La prima è che esiste a Milano una potente alternativa. La sta sponsorizzando, senza far trapelare un fiato, la Giordania: è stato anche individuato un terreno non pubblico, ma privato, adatto per la costruzione. La seconda sta dentro il palazzo del Comune, dove molti, tra assessori e consiglieri, vogliono restituire allo sport di massa la zona del Palasharp, che è vicina alla Montagnetta di San Siro. La terza ragione è più sottile. Il vicesindaco Ada De Cesaris fa sapere che un convento di suore ha vinto una causa sui «confini» (chiunque stia là, deve stare più distante di quanto non sia il Palasharp) e assicura che «tutte le realtà islamiche hanno gli stessi diritti».
Dunque, esattamente chi è che vuole la moschea al Palasharp? La vuole il «coordinamento » (www.cai-milano.it). Ne fanno parte molte e varie realtà, ma una - l’istituto culturale islamico di viale Jenner - viene citata più spesso delle altre. È famosa anche per le inchieste anti-terrorismo che, però, non sono mai andate al di là di poche persone arrestate. Il corso della giustizia ha sempre lasciato il suo fondatore-curatore, Abdel Hamid Shaari, esente da accuse.
Dopo proteste, manifestazioni e richieste, sono stati soprattutto i numerosi fedeli di viale Jenner ad arrivare al piazzale del Palasharp. Là sembrano intenzionati a restare, come dimostra, oltre alla voglia di streaming, anche un video (si trova su YouTube), nel quale parlano i giovani mussulmani. Se si guarda il video con occhio esperto, si nota un’«assenza». Non ci sono neri e nere. E tutte, ma proprio tutte le ragazze che parlano, hanno un velo molto coprente.
Sembra perciò che a invocare la moschea milanese sia l’islam più gradito ai Fratelli mussulmani, il gruppo nato in Egitto, che da sempre si trova tra l’incudine e il martello nelle storie e nelle politiche arabe, ma anche nelle analisi di polizie, servizi segreti, ministeri italiani. «Mi sono ammalato, non ho seguito sino in fondo i lavori, è stato un errore, ma rimedieremo, stiamo preparando altri video», dice il giovane portavoce Piccardo. Anche lui però sa bene quanto la proposta pro-Palasharp non abbia coinvolto almeno due grosse realtà islamiche cittadine.
Una è la moschea di viale Padova, di Asfa Mahmoud, architetto, origini giordane, già premiato dal Comune con l’Ambrogino d’oro, molto rispettoso delle regole.
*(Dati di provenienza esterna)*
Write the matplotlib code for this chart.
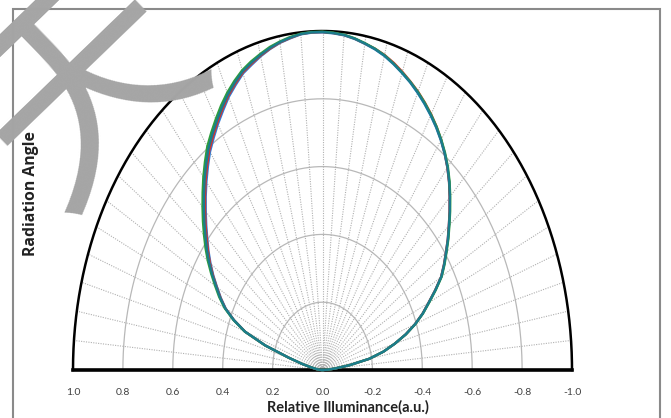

Tant’è vero che un gruppo si è staccato dalla sua moschea, ha creato un luogo di preghiera là vicino, su un terreno abusivo, e lui è in causa con tutti. «La legge - dice - mi darà ragione »: un eccentrico, rispetto ai comportamenti medi italiani.
L’altra realtà è quella marocchina. Che, sulle strade, e nella teologia, sinora, obiettivamente, non ha contato moltissimo.
Ma non è detto, perché a scompigliare le carte soffia ora un forte vento mediorientale.
Sapendo anche questo, il sindaco Pisapia, usando la massima cautela, s’è defilato e ha atteso. Finché, attraverso canali diplomatici, s’è fatto vivo il re della Giordania, discendente di Maometto. In quanto tale, chi avrebbe la capacità se non di aggregare tutti, almeno di non trovare opposizioni dichiarate nella costruzione della moschea? Si ipotizzano aiuti dai marocchini e, per esempio, anche da chi succederà a Milano nell’Expo del 2020: e cioè Abu Dhabi, gli emirati. E c’è il terreno, in zona Certosa, pronto ad ospitare la moschea. Dove? Mistero, ma le comunità islamiche milanesi hanno capito che «solo dopo le elezioni europee, a voti contati, si saprà di più sulla moschea».
Sorgerà in tempo utile per l’Expo? Quanto grande? Con cupola? Oggi non riuscirebbe a rispondere nemmeno un profeta.